The National Audubon Society recently released a comprehensive study of the impact of climate change on birds, detailing the prospects for 588 species found in Alaska, Canada and the continental U.S.
The forecast isn’t good, according to Chad Wilsey, one of the study’s authors. Of the species covered in the report, “more than half are likely to be in trouble,” said Wilsey. “Our models indicate that 314 species will lose more than 50 percent of their current climatic range by 2080.”

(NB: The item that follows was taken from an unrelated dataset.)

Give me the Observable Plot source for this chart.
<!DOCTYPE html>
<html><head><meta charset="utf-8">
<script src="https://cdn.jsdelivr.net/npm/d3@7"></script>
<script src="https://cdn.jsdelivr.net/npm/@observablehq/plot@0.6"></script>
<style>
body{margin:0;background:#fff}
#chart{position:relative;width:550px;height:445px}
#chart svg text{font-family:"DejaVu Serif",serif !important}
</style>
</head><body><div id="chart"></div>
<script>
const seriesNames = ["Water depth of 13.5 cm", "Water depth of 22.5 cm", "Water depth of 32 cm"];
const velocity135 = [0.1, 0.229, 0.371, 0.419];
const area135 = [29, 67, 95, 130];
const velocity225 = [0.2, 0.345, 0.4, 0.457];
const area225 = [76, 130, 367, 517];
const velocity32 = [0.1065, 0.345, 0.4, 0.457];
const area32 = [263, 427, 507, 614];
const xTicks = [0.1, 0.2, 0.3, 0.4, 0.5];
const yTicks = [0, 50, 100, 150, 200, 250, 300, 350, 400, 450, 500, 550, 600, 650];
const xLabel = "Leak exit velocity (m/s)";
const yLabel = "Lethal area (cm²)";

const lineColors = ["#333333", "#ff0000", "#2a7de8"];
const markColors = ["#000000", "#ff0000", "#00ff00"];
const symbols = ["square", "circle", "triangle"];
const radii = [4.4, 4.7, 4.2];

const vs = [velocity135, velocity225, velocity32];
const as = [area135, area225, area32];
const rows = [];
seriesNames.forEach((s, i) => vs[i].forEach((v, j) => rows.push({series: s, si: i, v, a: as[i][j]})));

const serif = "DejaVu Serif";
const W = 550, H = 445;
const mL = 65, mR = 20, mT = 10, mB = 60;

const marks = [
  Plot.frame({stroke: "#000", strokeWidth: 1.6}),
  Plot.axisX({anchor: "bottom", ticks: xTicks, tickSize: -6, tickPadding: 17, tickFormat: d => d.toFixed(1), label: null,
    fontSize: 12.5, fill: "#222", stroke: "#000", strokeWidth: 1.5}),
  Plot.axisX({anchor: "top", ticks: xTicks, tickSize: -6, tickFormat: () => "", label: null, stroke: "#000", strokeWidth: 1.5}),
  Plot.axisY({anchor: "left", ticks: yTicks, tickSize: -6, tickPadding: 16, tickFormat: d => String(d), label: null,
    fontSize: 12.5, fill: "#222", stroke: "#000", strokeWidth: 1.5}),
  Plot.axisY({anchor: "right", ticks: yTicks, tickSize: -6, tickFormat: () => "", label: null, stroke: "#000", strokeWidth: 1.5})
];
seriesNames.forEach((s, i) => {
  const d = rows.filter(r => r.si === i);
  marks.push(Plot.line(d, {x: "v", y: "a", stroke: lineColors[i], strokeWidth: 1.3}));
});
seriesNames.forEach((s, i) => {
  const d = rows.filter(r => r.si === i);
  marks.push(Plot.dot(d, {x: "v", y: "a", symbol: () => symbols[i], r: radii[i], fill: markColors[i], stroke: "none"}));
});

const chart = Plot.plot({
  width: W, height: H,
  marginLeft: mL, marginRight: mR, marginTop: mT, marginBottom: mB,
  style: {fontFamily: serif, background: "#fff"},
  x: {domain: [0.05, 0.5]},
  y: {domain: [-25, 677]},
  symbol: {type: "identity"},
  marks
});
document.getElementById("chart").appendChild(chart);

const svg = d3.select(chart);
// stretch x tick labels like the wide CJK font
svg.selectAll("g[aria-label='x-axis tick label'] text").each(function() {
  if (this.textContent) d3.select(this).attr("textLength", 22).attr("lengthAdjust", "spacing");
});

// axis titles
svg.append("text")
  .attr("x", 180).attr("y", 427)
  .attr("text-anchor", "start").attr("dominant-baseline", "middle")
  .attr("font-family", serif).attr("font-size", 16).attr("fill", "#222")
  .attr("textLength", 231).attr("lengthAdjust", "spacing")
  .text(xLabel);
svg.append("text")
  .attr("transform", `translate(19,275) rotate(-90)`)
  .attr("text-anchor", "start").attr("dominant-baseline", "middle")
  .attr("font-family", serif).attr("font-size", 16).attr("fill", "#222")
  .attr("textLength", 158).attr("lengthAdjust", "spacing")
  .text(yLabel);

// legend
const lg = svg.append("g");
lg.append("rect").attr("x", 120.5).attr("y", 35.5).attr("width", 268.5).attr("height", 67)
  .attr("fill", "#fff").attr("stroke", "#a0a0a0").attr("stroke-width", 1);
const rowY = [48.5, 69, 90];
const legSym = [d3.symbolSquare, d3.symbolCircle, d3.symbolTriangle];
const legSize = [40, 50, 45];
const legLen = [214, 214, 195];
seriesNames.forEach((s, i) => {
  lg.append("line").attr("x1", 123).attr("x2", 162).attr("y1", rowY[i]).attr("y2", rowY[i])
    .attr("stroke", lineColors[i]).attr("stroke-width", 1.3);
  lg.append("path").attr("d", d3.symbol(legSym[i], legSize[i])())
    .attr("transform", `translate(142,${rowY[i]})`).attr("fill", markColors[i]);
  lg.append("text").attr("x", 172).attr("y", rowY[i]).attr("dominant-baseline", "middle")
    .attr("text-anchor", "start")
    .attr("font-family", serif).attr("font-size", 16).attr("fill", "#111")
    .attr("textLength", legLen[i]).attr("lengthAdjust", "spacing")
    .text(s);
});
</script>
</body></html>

Nearly 60% of the 305 relatively widely distributed bird species found in North America in winter are on the move, shifting their ranges northward by an average of 35 miles. Audubon scientists analyzed 40 years of citizen-science Christmas Bird Count data — and their findings provide new and powerful evidence that global warming is having a serious impact on natural systems.
Northward movement was detected among species of every type, including more than 70 percent of highly adaptable forest and feeder birds.
Only grassland species were an exception – with only 38 percent mirroring the northward trend. But far from being good news for species like Eastern Meadowlark and Henslow’s Sparrow, this reflects the grim reality of severely-depleted grassland habitat and suggests that these species now face a double threat from the combined stresses of habitat loss and climate adaptation.
The data was collected from two different widespread and ongoing compilations of information submitted by birders: the Audubon Christmas Bird Count and the U.S. Geological Survey’s North American Breeding Bird Survey.
The importance of the contributions from citizen scientists and amateur ornithologists to those surveys can’t be overestimated, according to Matt Reetz, the executive director of the Madison chapter of the Audubon Society.
“These are data that were collected by average, everyday citizens throughout the U.S. and Canada,” he said. “And a lot of folks in Wisconsin contributed to this data set over the years.”
Reliable data is important, but the real challenge is to apply it for meaningful results.
“We get to take the results of this work and apply it to conservation on the ground,” Reetz said.
Sometimes the effects of climate change can seem distant — for example, when Pacific Ocean islands are at risk of being submerged. But Reetz said that the consequences are also much closer to home.
“There are real, major impacts on some of the bird species that we as Wisconsinites grew up loving,” he said. “We are very familiar with them, they’re species that are embedded in our culture and they are at risk here.”